"Alors que la comédie romantique américaine semblait vouée à la sclérose, Une nuit à New York fait l'effet d'une bouffée d'air frais. Produit par la Columbia, mais réalisée par Peter Sollett, remarqué en 2002 pour Long Way Home, beau film indépendant sur des adolescents latinos du Lower East Side new-yorkais, le film suit un cahier des charges bien précis, sans pour autant brider la vision de son auteur, qui irrigue le film dans ses moindres détails.
La trame est toujours la même - un garçon et une fille finissent par tomber amoureux malgré des circonstances qui s'y opposent - mais elle n'est que le prétexte à une multitude de digressions qui composent par petites touches un joli canevas dans lequel s'imbrique une cartographie de New York inédite au cinéma, un réjouissant portrait de la jeunesse et une partition rock du meilleur goût.
Comme l'indique le titre américain, Nick and Norah's Infinite Playlist, la musique est ici le moteur de l'action. Avant même de connaître Nick, Norah vénérait ses goûts musicaux. Elle se passait en boucle les cassettes qu'il faisait pour Tris, sa peste de petite amie qui les jetait à la poubelle, et qu'elle récupérait dès que celle-ci avait le dos tourné.

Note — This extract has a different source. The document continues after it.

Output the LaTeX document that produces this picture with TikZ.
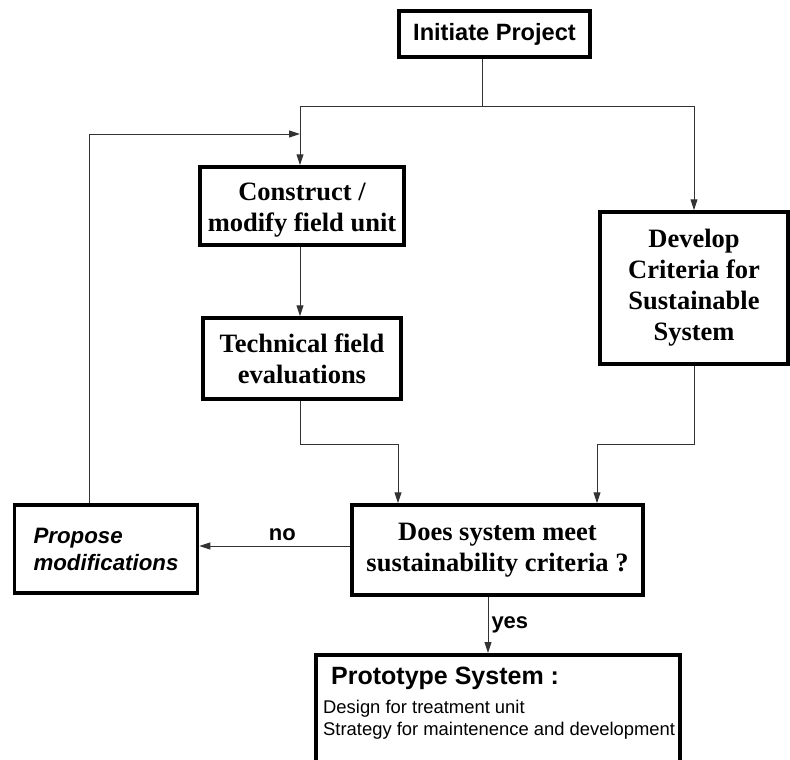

Nick et Norah se rencontrent à la fin d'un concert. Nick est encore amoureux de Tris, mais celle-ci est venue avec son nouveau Jules. Norah, elle, est venue seule et subit à ce titre les sarcasmes de Tris. Pour donner le change, elle se jette alors dans les bras de Nick et le force à l'embrasser, sans savoir qui il est. L'affaire aurait fini classée si les deux meilleurs amis du garçon n'avaient décidé qu'il fallait à tout prix que ce faux couple en devienne un vrai.
Comme souvent, le titre français n'a rien à voir avec l'original. Mais, une fois n'est pas coutume, il ne trahit pas le film, conçu comme une virée dans le New York by night, dans laquelle résonnent lointainement des échos de la culture new-yorkaise des années 1970. Entre les boîtes de rock alternatif, les gares, les clubs de drag-queens et l'intérieur du mythique Electric Lady Studio, créé par Jimmy Hendrix, on suit une bande de lycéens du New Jersey écumant la ville à la recherche d'un groupe qui organise un jeu de piste pour conduire ses fans à l'endroit où il va donner un concert à la fin de la nuit.
On n'entendra pas le concert, mais l'on s'attachera aux personnages, interprétés par des représentants de la nouvelle génération d'Hollywood, nombre d'entre eux étant passés par les productions de Judd Apatow. Dans les rôles principaux, Michael Cera (Supergrave) et Kat Dennings (40 ans toujours puceau) forment un couple touchant d'adolescents réfractaires à la norme qui se laissent dériver l'un vers l'autre, à mesure que leur comunauté de goûts musicaux révèle chez eux de profondes affinités électives.
Les rôles secondaires fournissent aussi des personnages truculents comme la formidable Ari Gaynor, aussi magnifique ivre morte que déguisée en mère Noël au milieu d'un gang de drag queens.
Sous le vernis du produit hollywoodien, Peter Sollet distille un esprit bricolé attachant qui rappelle celui de Gondry dans Soyez sympa, rembobinez, et se manifeste tant dans le goût de Nick pour les cassettes customisées, que dans sa vieille voiture jaune cabossée. Avec lui, il fait voler en éclats, mais en douceur, tous les clichés du genre, opposant au modèle dominant et aseptisé une généreuse alternative, vibrante d'amour de la musique et du cinéma."